Le Mercredi 13 Janvier 2010 22:15:51, Willy Tarreau a écrit :
> On Wed, Jan 13, 2010 at 12:31:09PM -0800, Paul Hirose wrote:
> > (...)
> > So I
> > do have trouble with connections of a long duration but where there is
> > little actual data.  Usually some client application that makes a
> > connection once at the start and then goes idle waiting for some input
> > from a client of its own.  If anyone might know how to keep such an
> > idle (but still valid) connection alive (other than a gigantic
> > timeout), I'd love suggestions.
> 
> You have no other possibility. What you want is to maintain open a
> connection eventhough nothing happens at the application level for
> a very long period. That's what the timeout is made for. People
> balancing TSE farms or LDAP servers are well aware of the same
> requirement :-)

This is the application job, or (better) a connection pool job.
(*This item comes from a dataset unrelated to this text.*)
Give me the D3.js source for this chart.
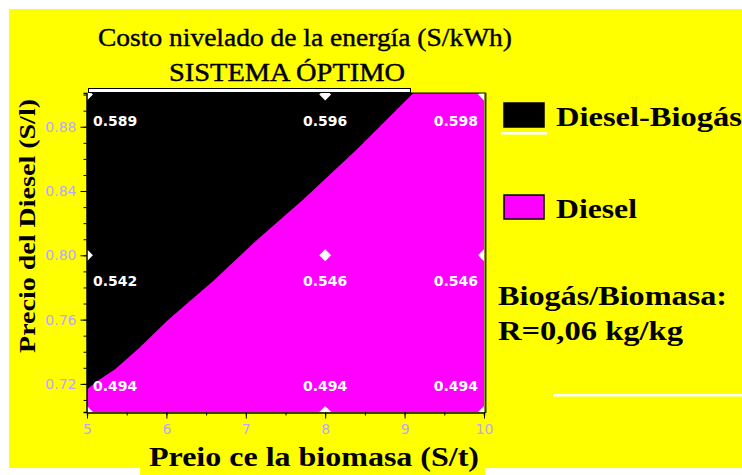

Some connection pools allow to periodically check unused connections by sending 
a small request (like "SELECT 1"), this will maintain alive the connections by 
sending data on the network :
the firewall, if there's one, will be aware to not drop the session and your 
connection time will be reset to 0 on the mysql server side (will not expire 
due to a short wait_timeout value).

You'll then have to adjust timeouts in your connection pool, in haproxy and in 
mysql to keep all this things stable.